Officials at all levels of government. A Seattle man was charged with showing up at Democratic Rep. Pramila Jayapal's house with a handgun in July, shouting threats and profanities. Republican Rep. Brian Mast of Florida received nearly 500 calls in 2018 from a man threatening to kill Mast's children. The Justice Department says this year alone more than 1,000 threats have been reported against election workers. In Congress, many lawmakers are beefing up their personal security. Sen. Raphael Warnock (D-Ga.) has spent nearly $900,000 for his own protection, while Sen. Ted Cruz (R-Texas) has spent nearly $600,000. Every morning, staffers compile a folder with photos of people who've threatened Rep. Alexandria Ocasio-Cortez (D-N.Y.) so she might recognize them. "I just don't know how seriously people are going to take this unless someone gets hurt," Ocasio-Cortez said. 

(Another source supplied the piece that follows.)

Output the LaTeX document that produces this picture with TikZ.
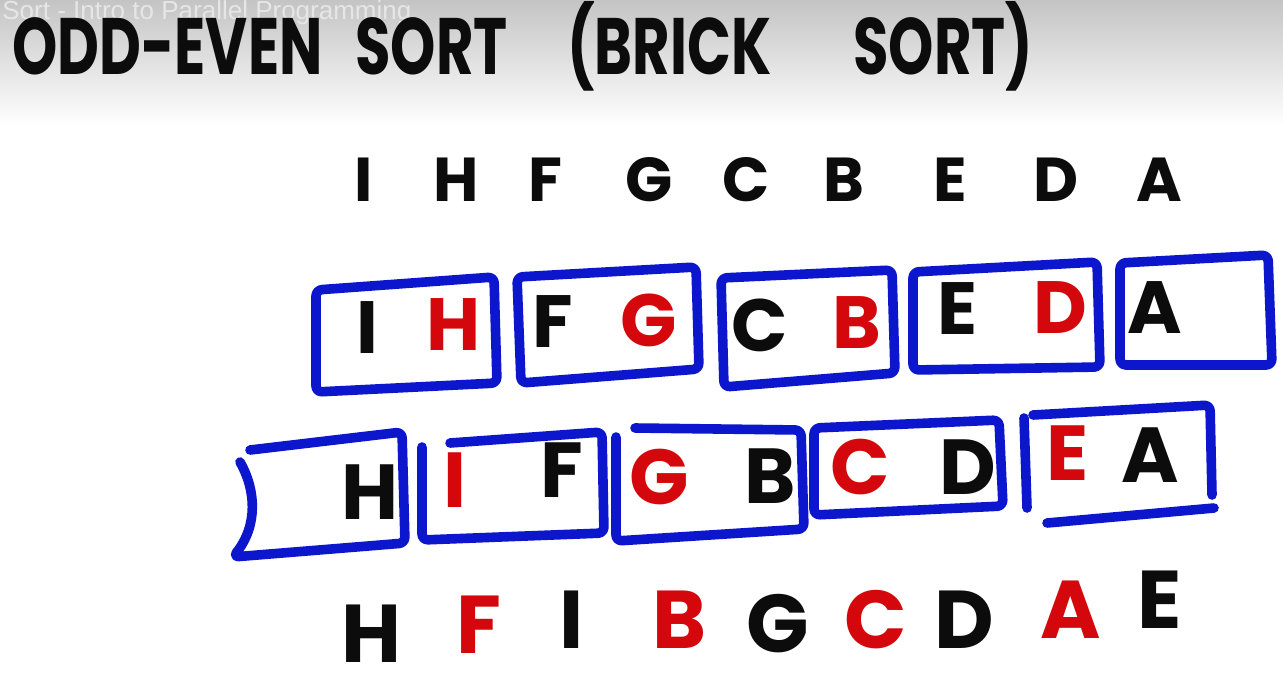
\documentclass[tikz,border=0pt]{standalone}
\usepackage{fontspec}
\setmainfont{Poppins}
\newfontfamily\capfont{Liberation Sans}
\definecolor{brickblue}{RGB}{12,22,205}
\definecolor{swapred}{RGB}{212,8,12}
\definecolor{inkblack}{RGB}{12,12,12}
\definecolor{barfog}{RGB}{196,196,196}
\definecolor{captext}{RGB}{230,230,230}
\newcommand\ttlword[1]{\scalebox{0.72}[1]{#1}}

\begin{document}
\begin{tikzpicture}[x=0.5pt, y=-0.5pt,
  ltr/.style={font=\fontsize{#1}{#1}\selectfont\bfseries, text=inkblack, inner sep=0pt},
  ltr/.default=37,
  swapped/.style={text=swapred},
  ttl/.style={font=\fontsize{40}{40}\selectfont\bfseries, text=inkblack, inner sep=0pt, anchor=base west},
  brick/.style={draw=brickblue, line width=4.8pt, line join=round, line cap=round, rounded corners=3pt}]
\useasboundingbox (0,0) rectangle (1283,681);
\fill[white] (0,0) rectangle (1283,681);
\shade[top color=barfog, bottom color=white] (0,0) rectangle (1283,125);
% video caption and title
\node[font=\capfont\fontsize{13}{13}\selectfont, text=captext, anchor=north west, inner sep=0pt] (cap) at (2,0) {Sort - Intro to Parallel Programming};
\node[ttl] (t1) at (12,74) {\ttlword{ODD-EVEN}};
\node[ttl] (t2) at (355,74) {\ttlword{SORT}};
\node[ttl] (t3) at (567,74) {\ttlword{(BRICK}};
\node[ttl] (t4) at (853,74) {\ttlword{SORT)}};
% input
\node[ltr=31] (in1) at (364,180) {I};
\node[ltr=31] (in2) at (456,180) {H};
\node[ltr=31] (in3) at (545,180) {F};
\node[ltr=31] (in4) at (649,180) {G};
\node[ltr=31] (in5) at (746,180) {C};
\node[ltr=31] (in6) at (844,180) {B};
\node[ltr=31] (in7) at (950,180) {E};
\node[ltr=31] (in8) at (1056,180) {D};
\node[ltr=31] (in9) at (1159,180) {A};
% odd step
\draw[brick] (316,290) -- (494,277) -- (497,383) -- (316,392) -- cycle;
\draw[brick] (517,277) -- (696,267) -- (699,369) -- (521,383) -- cycle;
\draw[brick] (721,278) -- (892,270) -- (895,373) -- (724,387) -- cycle;
\draw[brick] (913,272) -- (1097,262) -- (1100,367) -- (913,370) -- cycle;
\draw[brick] (1120,263) -- (1268,255) -- (1272,365) -- (1120,365) -- cycle;
\node[ltr] (od1) at (367,328) {I};
\node[ltr,swapped] (od2) at (454,325) {H};
\node[ltr] (od3) at (553,322) {F};
\node[ltr,swapped] (od4) at (649,320) {G};
\node[ltr] (od5) at (760,325) {C};
\node[ltr,swapped] (od6) at (857,323) {B};
\node[ltr] (od7) at (958,309) {E};
\node[ltr,swapped] (od8) at (1060,308) {D};
\node[ltr] (od9) at (1155,308) {A};
% even step
\draw[brick] (250,450) -- (402,432) -- (405,543) -- (233,557) .. controls (258,525) and (256,490) .. (240,462);
\draw[brick] (450,443) -- (602,432) -- (604,533) -- (422,540) -- (422,447);
\draw[brick] (635,428) -- (801,430) -- (804,529) -- (616,541) -- (616,437);
\draw[brick] (814,428) -- (999,420) -- (1003,506) -- (814,515) -- cycle;
\draw[brick] (1024,418) -- (1027,508);
\draw[brick] (1033,415) -- (1210,405) -- (1212,495);
\draw[brick] (1047,523) -- (1214,508);
\node[ltr=39] (ev1) at (370,492) {H};
\node[ltr=39,swapped] (ev2) at (455,480) {I};
\node[ltr=39] (ev3) at (562,470) {F};
\node[ltr=39,swapped] (ev4) at (659,477) {G};
\node[ltr=39] (ev5) at (770,476) {B};
\node[ltr=39,swapped] (ev6) at (860,467) {C};
\node[ltr=39] (ev7) at (968,467) {D};
\node[ltr=39,swapped] (ev8) at (1068,453) {E};
\node[ltr=39] (ev9) at (1150,455) {A};
% output
\node[ltr=41] (out1) at (371,634) {H};
\node[ltr=41,swapped] (out2) at (479,625) {F};
\node[ltr=41] (out3) at (572,620) {I};
\node[ltr=41,swapped] (out4) at (680,620) {B};
\node[ltr=41] (out5) at (778,624) {G};
\node[ltr=41,swapped] (out6) at (876,620) {C};
\node[ltr=41] (out7) at (964,620) {D};
\node[ltr=41,swapped] (out8) at (1071,610) {A};
\node[ltr=41] (out9) at (1160,600) {E};
\end{tikzpicture}
\end{document}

What have political leaders said? 

Democrats have consistently condemned perpetrators of political violence, while many Republicans have not. The attack on Pelosi's husband, for example, became the subject of cruel jokes and conspiracy theories in conservative media and among some Republican candidates and officials. After that attack, Rep. Adam Kinzinger (R-Ill.) — a GOP pariah since voting for Trump's impeachment — told his fellow Republicans, "When you convince people that politicians are rigging elections, drink babies' blood, etc., you will get violence." Guns and threats are increasingly common in GOP ads. In one video, Rep. Ken Buck (R-Colo.) brandishes a rifle, daring President Biden to "come and take it." After Rep. Paul Gosar (R-Ariz.) posted an animated video showing himself slaying Ocasio-Cortez and attacking Biden, just two Republicans in the House voted to censure him. "We are a tinderbox right now," said Robert Pape, a political scientist at the University of Chicago. "The difference between the Right and the Left is you are getting lightning strikes on the Right. It is just happening again and again."

Public support for violence

A disturbing number of Americans now endorse the use of violence to achieve political ends. A poll last year found that 30 percent of Republicans and 11 percent of Democrats agreed with the statement "Because things have gotten so far off track, true American patriots may have to resort to violence in order to save our country." More than 40 percent of Americans think civil war is possible within the next decade, according to a recent YouGov poll. "I fear that the country is entering a phase of history with more organized domestic civil violence than we've seen in 100 years," said Philip Zelikow, former executive director of the 9/11 commission. Scholars say the violence will only worsen if lawmakers and conservative media keep egging on extremists with talk that white Christians are being "replaced," and that Democrats are traitors and communists who steal elections. "Violent political sentiments used to be held by fringe groups that were disavowed by major political parties," said Rachel Kleinfeld, who studies polarization and violence at the Carnegie Endowment for International Peace. "Now, violent viewpoints are held by mainstream members of the Right and are growing in acceptance on the Left."